“Everyone is born creative; everyone is given a box of crayons in kindergarten. Then when you hit puberty they take the crayons away and replace them with dry, uninspiring books on algebra, history, etc. Being suddenly hit years later with the ‘creative bug’ is just a wee voice telling you, ‘I’d like my crayons back, please.” – Hugh MacLeod
Admit it. Don’t you sometimes wish you could have your first box of crayons back? And all the innocent creativity that came with them?
I don’t know about you, but it was love at first sniff for me.
Then, it was the magic of choice with a world of color at my fingertips. For the first time in my young life I could choose a color. Blend a color. Shade. Highlight. Even outline a color with another color. My own little kingdom of color invited in newsprint paper, coloring books, tracing paper, connect the dots and my first mural that spanned the length of Aunt Rosemary’s hallway. I am told her attempt to correct the self-appointed 4 year old muralist failed when she finished with, “Now, are ever going to do that again young lady?” and I replied, “I will if you want me to.” (Am thinking I must have sniffed a whole box of crayons that day as I don’t remember the “color like no one is watching” incident.)
My adults must have recognized that I had a creative spirit that could no longer be contained in a box of 24 as I was entrusted with THE BIG BOX. You know the one. 64 crayons complete with the built-in sharpener. Now, not only could I choose more colors but I could also choose the thickness of my lines!
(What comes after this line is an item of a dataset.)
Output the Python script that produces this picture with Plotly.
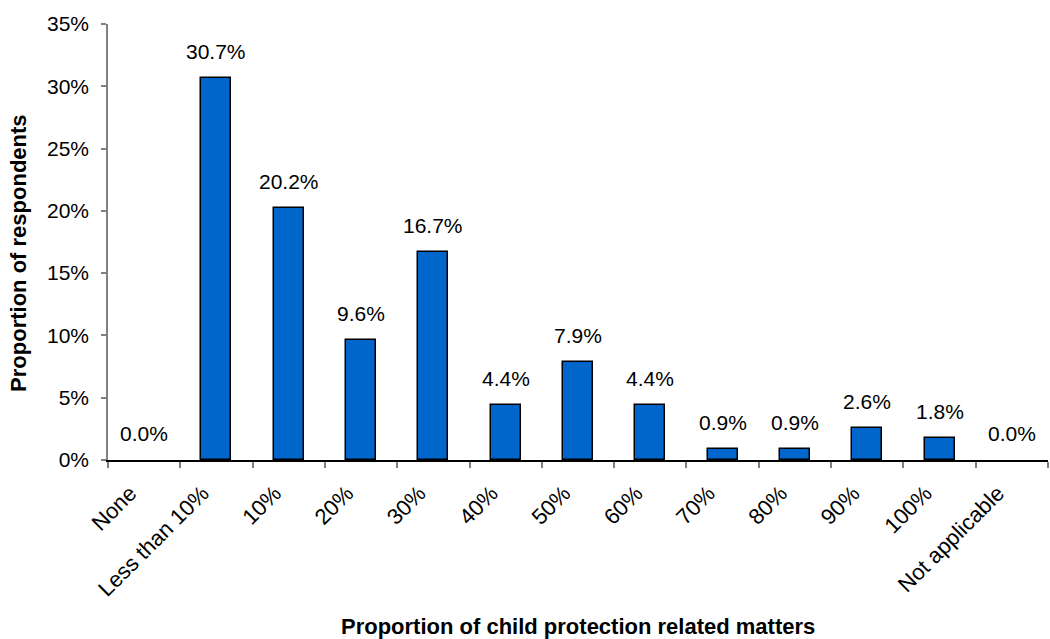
import plotly.graph_objects as go

categories = ["None", "Less than 10%", "10%", "20%", "30%", "40%", "50%",
              "60%", "70%", "80%", "90%", "100%", "Not applicable"]
shares = [0.0, 30.7, 20.2, 9.6, 16.7, 4.4, 7.9, 4.4, 0.9, 0.9, 2.6, 1.8, 0.0]
y_ticks = [0, 5, 10, 15, 20, 25, 30, 35]

FONT = "Liberation Sans, Arial, sans-serif"

# empty categories get no outline so nothing is drawn on the baseline
outline = [1.5 if v > 0 else 0 for v in shares]

fig = go.Figure(go.Bar(
    x=categories,
    y=shares,
    width=0.415,
    marker=dict(color="#0066CC", line=dict(color="#000000", width=outline)),
))

# value labels above each bar
for cat, val in zip(categories, shares):
    fig.add_annotation(
        x=cat, y=val, text=f"{val:.1f}%", showarrow=False,
        yanchor="bottom", yshift=13,
        font=dict(family=FONT, size=21, color="#000000"),
    )

# axis titles
fig.add_annotation(
    x=0.5, y=-0.383, xref="paper", yref="paper",
    text="<b>Proportion of child protection related matters</b>",
    showarrow=False, xanchor="center", yanchor="middle",
    font=dict(family=FONT, size=22, color="#000000"),
)
fig.add_annotation(
    x=-0.0947, y=0.475, xref="paper", yref="paper",
    text="<b>Proportion of respondents</b>", textangle=-90,
    showarrow=False, xanchor="center", yanchor="middle",
    font=dict(family=FONT, size=22, color="#000000"),
)

fig.update_layout(
    width=1050, height=639,
    margin=dict(l=108, r=2, t=24, b=179),
    paper_bgcolor="white", plot_bgcolor="white",
    showlegend=False,
    bargap=0,
    font=dict(family=FONT, size=21, color="#000000"),
)

fig.update_xaxes(
    type="category",
    tickangle=-45,
    tickson="boundaries",
    ticks="outside", ticklen=6, tickcolor="#808080", tickwidth=1.5,
    showline=True, linecolor="#000000", linewidth=1.5,
    showgrid=False,
    tickfont=dict(family=FONT, size=22),
    ticklabelstandoff=10,
    ticklabelshift=-14,
    automargin=False,
)

fig.update_yaxes(
    range=[0, 35],
    tickvals=y_ticks,
    ticktext=[f"{v}%" for v in y_ticks],
    ticks="outside", ticklen=5, tickcolor="#808080", tickwidth=1.5,
    showline=True, linecolor="#808080", linewidth=1.5,
    showgrid=False, zeroline=False,
    tickfont=dict(family=FONT, size=21),
    ticklabelstandoff=8,
    automargin=False,
)

fig.write_html("out.html")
And, if that wasn’t enough to be excited about, it was in this box that I discovered a magical color called periwinkle. When you placed it next to blue it looked purple and when you placed it next to purple it looked blue. That is when the power of choice and observation invited me to open the door to consider other paradoxical and equally enchanting dimensional possibilities that life had to offer.
As adults in a techno-society that now underestimates the power packed inside something as sweetly simple as a box of crayons, LETS NOT FORGET! The next time you see a child pick up a crayon consider what you are witness to. All the sensory gears that set into motion with that very personal magical moment of choice. (It might just be their first.) Who knows, you might just want to join them to tap into some of that “in the now” innocence for yourself. We are never too old to play with crayons. Me, I still have my box of 64 … and yes, I still sniff.
What was your favorite magic wand as a child? Is it still? PSST: Were you a “sniffer,” too?